Not him, but I'm guessing that he specified before the 80's because that's before a lot of the major influencers hit the scene, most notably Warcraft and Elder Scrolls. Additionally, most normies didn't know much about Tolkien until the movies came out, the first of which were animated and in the late 70s/early 80s.

I have a friend who doesn't like reading scifi because (as near as I can tell) the tropes and schticks are less standardized and he feels like he needs to be re-oriented each time.

Try reading Discworld or the enchanted forest chronicles, op. See if your issue persists for general meta-fantasy parody.

>...? I mean, like, ok,

Warcraft and Elder Scrolls came out in mid nineties and didn't have influence until the 00s so they're the new kids.

What exactly do Warcraft and Elder Scrolls influence? They are popular, sure, but I don't see many other setting taking the "everything is a subrace of elves" approach of Elder Scrolls, or the "pile on as many anachronisms as possible" approach that Warcraft does

Warcraft has popularized ridiculous armour and Elder Scrolls ridiculous swords.

Most good high fantasy settings start off pretty familiar, but slowly introduce more uncommon elements as things go on. But (and this has been a big problem for a lot of fantasy writers lately) bad settings will try to throw everything out quickly in an attempt to say "see how different we are?" and try to get a reader's attention.

It's substituting subtlety and craft for gimmicks and autism.

I agree. After a certain point, the answer for everything is just "BECAUSE MAGIC" instead of being based on something familiar.

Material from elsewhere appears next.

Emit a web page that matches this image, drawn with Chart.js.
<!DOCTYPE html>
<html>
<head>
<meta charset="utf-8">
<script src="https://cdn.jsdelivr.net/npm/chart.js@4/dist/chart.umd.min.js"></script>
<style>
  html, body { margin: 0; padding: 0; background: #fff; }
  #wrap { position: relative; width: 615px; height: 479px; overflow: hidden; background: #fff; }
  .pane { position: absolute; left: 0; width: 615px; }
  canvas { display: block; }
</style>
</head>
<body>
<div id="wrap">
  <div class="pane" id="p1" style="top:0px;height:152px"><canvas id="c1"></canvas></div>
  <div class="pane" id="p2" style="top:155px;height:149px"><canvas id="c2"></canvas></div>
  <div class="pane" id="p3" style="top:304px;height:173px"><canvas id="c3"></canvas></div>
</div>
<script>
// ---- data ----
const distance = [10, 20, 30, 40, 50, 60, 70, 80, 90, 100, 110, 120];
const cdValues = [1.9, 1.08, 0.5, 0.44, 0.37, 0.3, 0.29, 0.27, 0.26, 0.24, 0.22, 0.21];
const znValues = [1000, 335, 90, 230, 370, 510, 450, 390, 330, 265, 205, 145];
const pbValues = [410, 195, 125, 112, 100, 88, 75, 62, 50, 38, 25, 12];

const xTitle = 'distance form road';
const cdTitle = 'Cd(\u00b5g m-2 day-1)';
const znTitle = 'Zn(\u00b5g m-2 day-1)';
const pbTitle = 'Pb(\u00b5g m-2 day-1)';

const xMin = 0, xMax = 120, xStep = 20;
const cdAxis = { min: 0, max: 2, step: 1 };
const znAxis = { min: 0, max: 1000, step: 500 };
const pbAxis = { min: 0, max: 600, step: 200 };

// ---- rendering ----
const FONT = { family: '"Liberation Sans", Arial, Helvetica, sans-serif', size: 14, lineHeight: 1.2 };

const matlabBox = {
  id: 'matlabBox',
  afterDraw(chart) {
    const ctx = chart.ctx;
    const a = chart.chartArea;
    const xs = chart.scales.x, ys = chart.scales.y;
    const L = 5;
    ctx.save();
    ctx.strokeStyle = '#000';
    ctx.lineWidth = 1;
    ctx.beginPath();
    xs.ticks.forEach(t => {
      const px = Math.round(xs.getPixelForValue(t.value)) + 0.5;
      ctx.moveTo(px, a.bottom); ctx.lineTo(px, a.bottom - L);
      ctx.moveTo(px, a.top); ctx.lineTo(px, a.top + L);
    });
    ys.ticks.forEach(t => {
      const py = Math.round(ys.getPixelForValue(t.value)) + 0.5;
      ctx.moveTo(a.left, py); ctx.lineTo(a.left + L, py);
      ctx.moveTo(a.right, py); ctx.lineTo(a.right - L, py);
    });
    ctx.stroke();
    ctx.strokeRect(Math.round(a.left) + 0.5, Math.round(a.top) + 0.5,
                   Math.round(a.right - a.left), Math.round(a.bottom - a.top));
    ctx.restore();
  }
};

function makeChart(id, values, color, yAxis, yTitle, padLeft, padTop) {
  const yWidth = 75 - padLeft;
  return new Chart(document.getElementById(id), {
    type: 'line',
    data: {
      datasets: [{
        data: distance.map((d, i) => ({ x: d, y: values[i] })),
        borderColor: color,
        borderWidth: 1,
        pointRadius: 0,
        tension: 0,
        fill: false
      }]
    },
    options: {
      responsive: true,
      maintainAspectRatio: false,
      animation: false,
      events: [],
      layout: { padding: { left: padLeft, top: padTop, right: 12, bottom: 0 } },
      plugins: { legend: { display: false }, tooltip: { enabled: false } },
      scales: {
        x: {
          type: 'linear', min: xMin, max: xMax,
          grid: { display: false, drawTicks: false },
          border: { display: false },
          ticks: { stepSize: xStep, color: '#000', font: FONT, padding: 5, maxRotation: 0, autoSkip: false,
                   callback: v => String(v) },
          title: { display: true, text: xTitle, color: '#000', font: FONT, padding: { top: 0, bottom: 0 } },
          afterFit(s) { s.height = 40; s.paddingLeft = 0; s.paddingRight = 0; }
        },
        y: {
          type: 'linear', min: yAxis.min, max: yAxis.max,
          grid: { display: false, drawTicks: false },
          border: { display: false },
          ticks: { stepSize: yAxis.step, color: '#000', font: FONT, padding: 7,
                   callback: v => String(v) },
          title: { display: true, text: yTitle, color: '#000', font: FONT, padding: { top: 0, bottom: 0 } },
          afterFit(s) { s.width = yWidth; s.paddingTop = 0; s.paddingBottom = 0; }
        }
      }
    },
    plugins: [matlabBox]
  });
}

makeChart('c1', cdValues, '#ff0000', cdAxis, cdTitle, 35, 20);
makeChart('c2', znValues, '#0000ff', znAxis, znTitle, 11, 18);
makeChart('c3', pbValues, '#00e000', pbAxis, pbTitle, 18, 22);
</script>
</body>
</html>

Or worse, when things are taken for granted, and widely available but for have no effect on the setting. Like access to resurrection magic.

I dunno the other user was talking about it. I don't think much thought has gone in to those settings personally so I wouldn't know what they influence. Bad writing?

Start with the first book published. Read the lore chapters. Then go in chronological order. And when you say you want to do something and some sweaty nerd pushes his glasses up and says "actually in the expanded universe..." you just say "yeah okay" and do it anyway.

>Warcraft has popularized ridiculous armour and Elder Scrolls ridiculous swords.
Exfuckingscuse me?

>popularized

yeah, you heard right

Warhammer just isn't that well-known. WarCraft was the one with the former gold standard MMORPG and had a arguably successful high budget cinematic movie (Thanks China....)

Eh, I think you just did all your YGO card memorization when you were young.

Why the hell is Trance better than WatttailDragon?

This problem doesn't exist in books. Stop playing video games and read one.

.... Hahahaha

Allow me to get pissed about Eragon.

He was able to burst peoples ear drums with his war screams.

They did kinda show up during the Seige of Orgrimmar.